The Zen of Leadership
What is it really that makes someone the leader of an organization? Is it that they are persuasive, and can influence people to think or act a certain way? Is it that they consistently act in the best interest of the organization itself? Or is it that they receive the credit and recognition for the organization’s actions?
All of these things are what I would consider either side-effects of leadership, or properties of good leaders.
I think we could all agree that the act of making someone a leader is a specific and definite action. Think back on every election or inauguration that you’ve ever seen. There is a moment where some previously unimportant person is through some magical means made the leader of some group. What really happens at that moment? You can’t instantly force someone to be persuasive. You can’t force someone’s goals to align with the group’s. You can’t force the rest of the world to acknowledge a positive contribution. So what wizardry, at that very moment, suddenly makes them a leader?
The zen of leadership is that being the leader of a group means that you are accountable for the group’s actions.
You are the person that people blame when something goes wrong, or when something doesn’t happen.

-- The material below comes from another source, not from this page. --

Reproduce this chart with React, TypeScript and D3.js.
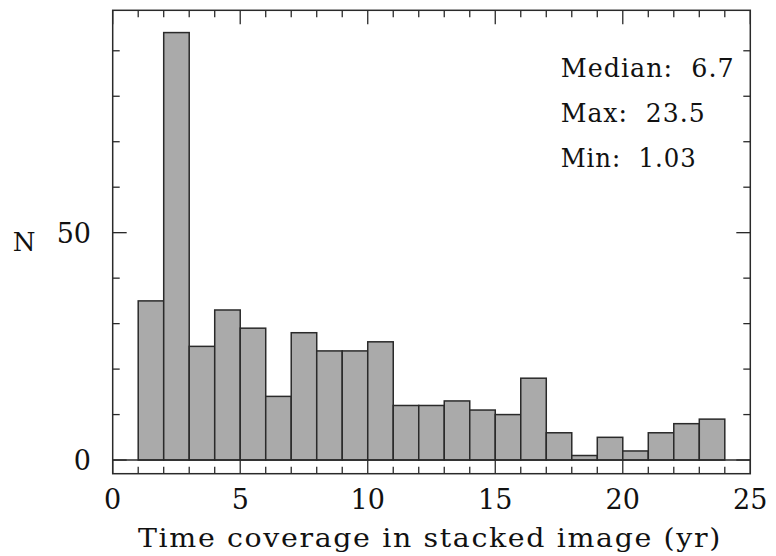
import React from "react";
import * as d3 from "d3";

const binStarts = [1,2,3,4,5,6,7,8,9,10,11,12,13,14,15,16,17,18,19,20,21,22,23];
const counts = [35,94,25,33,29,14,28,24,24,26,12,12,13,11,10,18,6,1,5,2,6,8,9];
const xTickLabels = [0,5,10,15,20,25];
const yTickLabels = [0,50];
const statLines = ["Median:  6.7", "Max:  23.5", "Min:  1.03"];
const statWidths = [174, 145, 136];

const W = 776, H = 556;
const L = 112.7, R = 750.3, T = 10.3, B = 473.7;

export default function App() {
  const x = d3.scaleLinear().domain([0, 25]).range([L, R]);
  const y = d3.scaleLinear().domain([-3, 98.9]).range([B, T]);
  const font = "'DejaVu Serif', serif";
  const stroke = "#2a2a2a";
  const minorX = d3.range(0, 26, 1);
  const minorY = d3.range(0, 100, 10);
  return (
    <svg width={W} height={H} style={{ position: "absolute", left: 0, top: 0 }}>
      <rect x={0} y={0} width={W} height={H} fill="#fff" />
      {binStarts.map((s, i) => (
        <rect key={i} x={x(s)} y={y(counts[i])} width={x(s + 1) - x(s)} height={y(0) - y(counts[i])}
          fill="#aaaaaa" stroke={stroke} strokeWidth={1.5} />
      ))}
      <line x1={L} x2={R} y1={y(0)} y2={y(0)} stroke={stroke} strokeWidth={1.5} />
      {minorX.map((v) => {
        const len = v % 5 === 0 ? 14 : 7;
        return (
          <g key={"xt" + v}>
            <line x1={x(v)} x2={x(v)} y1={B} y2={B - len} stroke={stroke} strokeWidth={1.3} />
            <line x1={x(v)} x2={x(v)} y1={T} y2={T + len} stroke={stroke} strokeWidth={1.3} />
          </g>
        );
      })}
      {minorY.map((v) => {
        const len = v % 50 === 0 ? 14 : 7;
        return (
          <g key={"yt" + v}>
            <line x1={L} x2={L + len} y1={y(v)} y2={y(v)} stroke={stroke} strokeWidth={1.3} />
            <line x1={R} x2={R - len} y1={y(v)} y2={y(v)} stroke={stroke} strokeWidth={1.3} />
          </g>
        );
      })}
      <rect x={L} y={T} width={R - L} height={B - T} fill="none" stroke={stroke} strokeWidth={1.5} />
      {xTickLabels.map((v) => (
        <text key={"xl" + v} x={x(v)} y={509} textAnchor="middle" fontFamily={font} fontSize={27} fill="#111">{v}</text>
      ))}
      {yTickLabels.map((v) => (
        <text key={"yl" + v} x={91} y={y(v) + 10} textAnchor="end" fontFamily={font} fontSize={27} fill="#111">{v}</text>
      ))}
      <text x={24} y={251} textAnchor="middle" fontFamily={font} fontSize={26} fill="#111">N</text>
      <text x={138} y={547} textLength={584} lengthAdjust="spacingAndGlyphs" letterSpacing={1.5}
        fontFamily={font} fontSize={26} fill="#111" style={{ whiteSpace: "pre" }}>
        Time coverage in stacked image (yr)
      </text>
      {statLines.map((s, i) => (
        <text key={s} x={560.7} y={76.7 + i * 45} textLength={statWidths[i]} lengthAdjust="spacingAndGlyphs" letterSpacing={1}
          fontFamily={font} fontSize={25.5} fill="#111" style={{ whiteSpace: "pre" }}>{s}</text>
      ))}
    </svg>
  );
}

You can delegate tasks to subordinates, of course, but ultimately if they fail then it is your own failure as well. The flip side to this is that, in the purest sense, a leader isn’t directly tasked with actually doing anything.
I would argue that the ideal leader of an ideal group does nothing at all.

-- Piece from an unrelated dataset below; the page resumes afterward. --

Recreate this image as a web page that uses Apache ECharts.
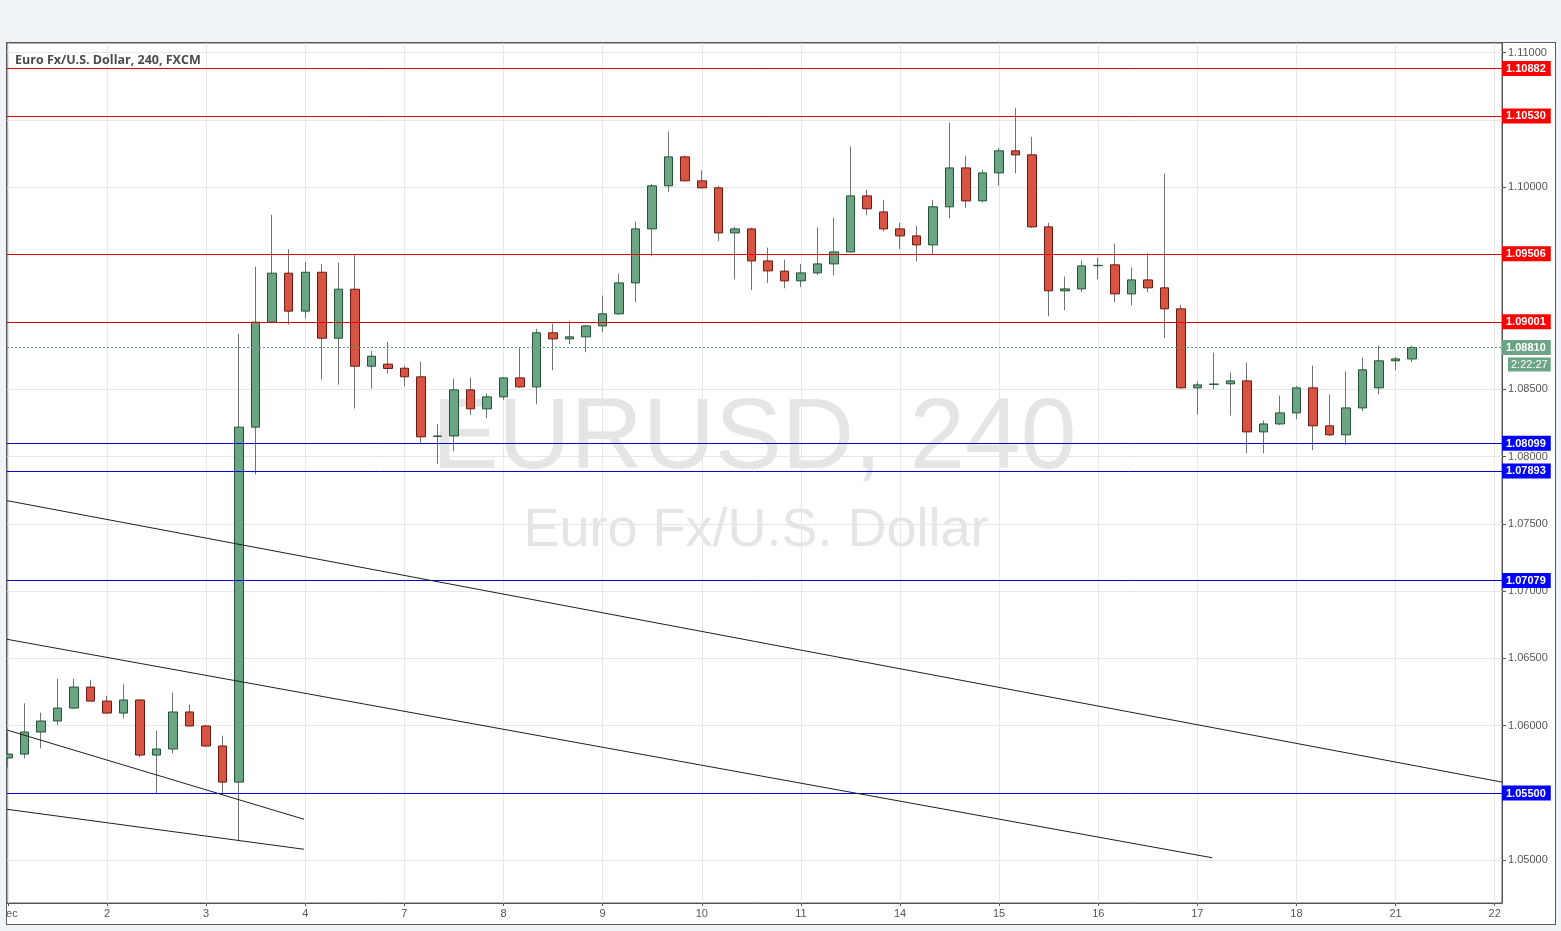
<!DOCTYPE html>
<html>
<head>
<meta charset="utf-8">
<script src="https://cdn.jsdelivr.net/npm/echarts@6/dist/echarts.min.js"></script>
<style>
html,body{margin:0;padding:0;background:#f0f3f7;width:1561px;height:931px;overflow:hidden}
#panel{position:absolute;left:6px;top:42px;width:1548px;height:881px;border:1px solid #5a5a5a;background:#fff}
#chart{position:absolute;left:6px;top:0;width:1555px;height:931px}
</style>
</head>
<body>
<div id="panel"></div>
<div id="chart"></div>
<script>
// ---- data (EUR/USD, 4h bars, FXCM) ----
const dayLabels = ['Dec','2','3','4','7','8','9','10','11','14','15','16','17','18','21','22'];
const BARS_PER_DAY = 6;
const opens  = [1.05760,1.05789,1.05953,1.06035,1.06131,1.06287,1.06183,1.06094,1.06191,1.05782,
                1.05827,1.06102,1.05998,1.05849,1.05581,1.08218,1.08998,1.09362,1.09080,1.09369,
                1.08879,1.09243,1.08671,1.08686,1.08656,1.08592,1.08149,1.08153,1.08495,1.08354,
                1.08443,1.08584,1.08517,1.08919,1.08874,1.08889,1.08970,1.09060,1.09290,1.09691,
                1.10011,1.10226,1.10048,1.09996,1.09661,1.09691,1.09453,1.09377,1.09305,1.09364,
                1.09431,1.09520,1.09936,1.09817,1.09691,1.09639,1.09572,1.09855,1.10144,1.09899,
                1.10107,1.10271,1.10241,1.09706,1.09231,1.09245,1.09418,1.09424,1.09208,1.09312,
                1.09253,1.09097,1.08510,1.08536,1.08540,1.08562,1.08183,1.08242,1.08324,1.08510,
                1.08228,1.08161,1.08361,1.08510,1.08711,1.08725];
const closes = [1.05789,1.05953,1.06035,1.06131,1.06287,1.06183,1.06094,1.06191,1.05782,1.05827,
                1.06102,1.05998,1.05849,1.05581,1.08218,1.08998,1.09362,1.09080,1.09369,1.08879,
                1.09243,1.08671,1.08745,1.08654,1.08592,1.08146,1.08152,1.08495,1.08354,1.08443,
                1.08584,1.08517,1.08919,1.08874,1.08889,1.08970,1.09060,1.09290,1.09691,1.10011,
                1.10226,1.10048,1.09996,1.09661,1.09691,1.09453,1.09379,1.09305,1.09364,1.09431,
                1.09520,1.09936,1.09840,1.09691,1.09639,1.09572,1.09855,1.10144,1.09899,1.10107,
                1.10271,1.10241,1.09706,1.09231,1.09245,1.09416,1.09420,1.09208,1.09312,1.09253,
                1.09097,1.08510,1.08532,1.08538,1.08562,1.08183,1.08242,1.08324,1.08510,1.08228,
                1.08161,1.08361,1.08644,1.08711,1.08725,1.08810];
const lows   = [1.05690,1.05757,1.05832,1.06005,1.06125,1.06180,1.06090,1.06054,1.05765,1.05492,
                1.05794,1.05995,1.05845,1.05500,1.05146,1.07868,1.08990,1.08980,1.09025,1.08572,
                1.08535,1.08356,1.08505,1.08616,1.08520,1.08099,1.07945,1.08039,1.08309,1.08285,
                1.08421,1.08512,1.08389,1.08641,1.08834,1.08775,1.08923,1.09052,1.09146,1.09488,
                1.09964,1.10045,1.09993,1.09600,1.09317,1.09236,1.09288,1.09250,1.09258,1.09347,
                1.09347,1.09515,1.09793,1.09674,1.09540,1.09451,1.09496,1.09770,1.09847,1.09889,
                1.10011,1.10105,1.09700,1.09042,1.09087,1.09223,1.09317,1.09146,1.09124,1.09221,
                1.08879,1.08505,1.08312,1.08500,1.08304,1.08025,1.08025,1.08233,1.08277,1.08047,
                1.08151,1.08086,1.08337,1.08463,1.08641,1.08701];
const highs  = [1.05955,1.06166,1.06097,1.06349,1.06349,1.06342,1.06223,1.06307,1.06195,1.05963,
                1.06245,1.06156,1.06007,1.05926,1.08911,1.09409,1.09795,1.09540,1.09446,1.09431,
                1.09439,1.09503,1.08785,1.08852,1.08673,1.08706,1.08242,1.08579,1.08587,1.08468,
                1.08588,1.08807,1.08948,1.08988,1.09008,1.08978,1.09196,1.09359,1.09746,1.10026,
                1.10414,1.10236,1.10125,1.10011,1.09708,1.09699,1.09552,1.09463,1.09431,1.09701,
                1.09775,1.10303,1.09981,1.09907,1.09736,1.09713,1.09907,1.10481,1.10234,1.10130,
                1.10293,1.10590,1.10375,1.09736,1.09337,1.09456,1.09478,1.09582,1.09404,1.09508,
                1.10102,1.09127,1.08557,1.08772,1.08624,1.08698,1.08267,1.08453,1.08525,1.08676,
                1.08460,1.08631,1.08735,1.08824,1.08740,1.08824];
const yTicks = [1.050,1.055,1.060,1.065,1.070,1.075,1.080,1.085,1.090,1.095,1.100,1.105,1.110];
const redLevels  = [1.10882,1.10530,1.09506,1.09001];
const blueLevels = [1.08099,1.07893,1.07079,1.05500];
const lastPrice = 1.08810;
const countdown = '2:22:27';
// trend lines: [barIndex, price] end points
const trendA = [[-0.0545,1.07672],[90.44,1.05581]];
const trendB = [[-0.0545,1.06642],[72.89,1.05019]];
const trendC = [[-0.0545,1.05968],[17.92,1.05305]];
const trendD = [[-0.0545,1.05379],[17.92,1.05082]];
const chartTitle = 'Euro Fx/U.S. Dollar, 240, FXCM';
const watermark1 = 'EURUSD, 240';
const watermark2 = 'Euro Fx/U.S. Dollar';

// ---- build ----
const X_MIN = -0.0545, X_MAX = 90.44;
const Y_MIN = 1.046828, Y_MAX = 1.110721;
const RED = '#e00000', BLUE = '#0000e0';
const dayTicks = dayLabels.map((d, i) => i * BARS_PER_DAY);
const candles = opens.map((o, i) => [i, o, closes[i], lows[i], highs[i]]);
const bodies = opens.map((o, i) => [i, o, closes[i], Math.min(o, closes[i]), Math.max(o, closes[i])]);
const tagValues = redLevels.concat([lastPrice], blueLevels);
const levelItems = redLevels.map(v => ({v, c: RED})).concat(blueLevels.map(v => ({v, c: BLUE})))
  .sort((a, b) => a.v - b.v);
const levelValues = levelItems.map(d => d.v);
const levelColors = levelItems.map(d => d.c);
const near = (a, b) => Math.abs(a - b) < 1e-7;
const FONT = '"Liberation Sans", Arial, sans-serif';

const chart = echarts.init(document.getElementById('chart'), null, {renderer: 'canvas'});
const trendStyle = {color: '#1e1e1e', width: 1};
const mkTrend = (pts, extra) => Object.assign({
  type: 'line', data: pts, symbol: 'none', silent: true, clip: true, z: 5,
  lineStyle: trendStyle, animation: false
}, extra || {});

const option = {
  animation: false,
  backgroundColor: 'transparent',
  grid: {left: 1, right: 59, top: 43, bottom: 28, show: true, containLabel: false, outerBoundsMode: 'none',
         borderColor: '#5a5a5a', borderWidth: 1, backgroundColor: 'transparent'},
  xAxis: {
    type: 'value', min: X_MIN, max: X_MAX,
    axisLine: {show: true, onZero: false, lineStyle: {color: '#555'}},
    axisTick: {show: true, length: 3, customValues: dayTicks, lineStyle: {color: '#555'}},
    axisLabel: {customValues: dayTicks, formatter: v => dayLabels[Math.round(v / BARS_PER_DAY)] || '',
      color: '#555', fontSize: 11, fontFamily: FONT, margin: 5},
    splitLine: {show: true, lineStyle: {color: '#e6e6e6', width: 1}}
  },
  yAxis: [{
    type: 'value', position: 'right', min: Y_MIN, max: Y_MAX,
    axisLine: {show: true, onZero: false, lineStyle: {color: '#555'}},
    axisTick: {show: true, length: 4, customValues: yTicks, lineStyle: {color: '#555'}},
    axisLabel: {customValues: yTicks, formatter: v => v.toFixed(5), color: '#555', fontSize: 11, fontFamily: FONT, margin: 6},
    splitLine: {show: true, lineStyle: {color: '#e6e6e6', width: 1}}
  }, {
    type: 'value', position: 'right', min: Y_MIN, max: Y_MAX, z: 10,
    axisLine: {show: false, onZero: false}, axisTick: {show: false}, splitLine: {show: false},
    axisLabel: {
      customValues: tagValues, margin: 0, fontFamily: FONT,
      formatter: v => {
        const s = v.toFixed(5);
        if (near(v, lastPrice)) return '{sp| }\n{g|' + s + '}\n{t0|}{t|' + countdown + '}';
        return redLevels.some(r => near(r, v)) ? '{r|' + s + '}' : '{b|' + s + '}';
      },
      rich: {
        r: {backgroundColor: '#ff0000', color: '#fff', fontWeight: 'bold', fontSize: 11, fontFamily: FONT, height: 12, padding: [2, 5, 1, 4]},
        b: {backgroundColor: '#0000ff', color: '#fff', fontWeight: 'bold', fontSize: 11, fontFamily: FONT, height: 12, padding: [2, 5, 1, 4]},
        g: {backgroundColor: '#6ba583', color: '#fff', fontWeight: 'bold', fontSize: 11, fontFamily: FONT, height: 12, padding: [2, 5, 1, 4]},
        sp: {lineHeight: 19, fontSize: 11, color: 'rgba(0,0,0,0)'},
        t0: {width: 6, lineHeight: 19},
        t: {backgroundColor: '#6ba583', color: '#fff', fontSize: 11, fontFamily: FONT, height: 12, padding: [1, 3, 1, 3]}
      }
    }
  }, {
    // support / resistance levels, drawn as crisp 1px lines above the candles
    type: 'value', position: 'right', min: Y_MIN, max: Y_MAX, z: 4,
    axisLine: {show: false, onZero: false}, axisTick: {show: false, customValues: levelValues},
    axisLabel: {show: false},
    splitLine: {show: true, lineStyle: {color: levelColors, width: 1, type: 'solid'}}
  }],
  graphic: [
    {type: 'text', x: 748, y: 440, z: -1, silent: true,
     style: {text: watermark1, font: '100px ' + FONT, fill: '#e5e5e5', textAlign: 'center', textVerticalAlign: 'middle'}},
    {type: 'text', x: 750, y: 531, z: -1, silent: true,
     style: {text: watermark2, font: '54px ' + FONT, fill: '#e5e5e5', textAlign: 'center', textVerticalAlign: 'middle'}},
    {type: 'text', x: 9, y: 60, z: 10, silent: true,
     style: {text: chartTitle, font: 'bold 12.5px "Open Sans", sans-serif', fill: '#4a4a4a', textAlign: 'left', textVerticalAlign: 'middle'}}
  ],
  series: [
    {type: 'candlestick', name: 'wicks', data: candles, encode: {x: 0, y: [1, 2, 3, 4]},
     barWidth: 1, z: 2, silent: true,
     itemStyle: {color: '#737373', color0: '#737373', borderColor: '#737373', borderColor0: '#737373', borderWidth: 1}},
    {type: 'candlestick', name: 'bodies', data: bodies, encode: {x: 0, y: [1, 2, 3, 4]},
     barWidth: 9, z: 3, silent: true,
     itemStyle: {color: '#6ba583', color0: '#d75442', borderColor: '#225437', borderColor0: '#6b1a12', borderWidth: 1}},
    mkTrend(trendA, {
      markLine: {
        silent: true, symbol: ['none', 'none'], label: {show: false}, animation: false, precision: 6,
        data: [{yAxis: lastPrice, lineStyle: {color: '#5b9475', width: 1, type: [2, 2]}}]
      }
    }),
    mkTrend(trendB),
    mkTrend(trendC),
    mkTrend(trendD)
  ]
};
chart.setOption(option);
</script>
</body>
</html>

So when the President of the United States is inaugurated, or when a small group of students all subconsciously elect the one poor schmuck among them to be “the responsible one,” there is no magical process that instantly makes that person the confident, persuasive visionary that we often associate with a position of leadership. What really happens is that we have chosen the person to blame when things go wrong, hopefully because we trust them to make it right when they do. Nobody wants wars to break out, or projects to run behind schedule, or budgets to run over, but because these things are so inevitable, we need some correcting force to make sure that those problems aren’t the end of us all.
Leadership is about being the one to blame when things go wrong. It is about making up the difference between that perfect ideal of completely competent people acting completely selflessly, and the reality of imperfect people all pulling at their own individual goals and interests.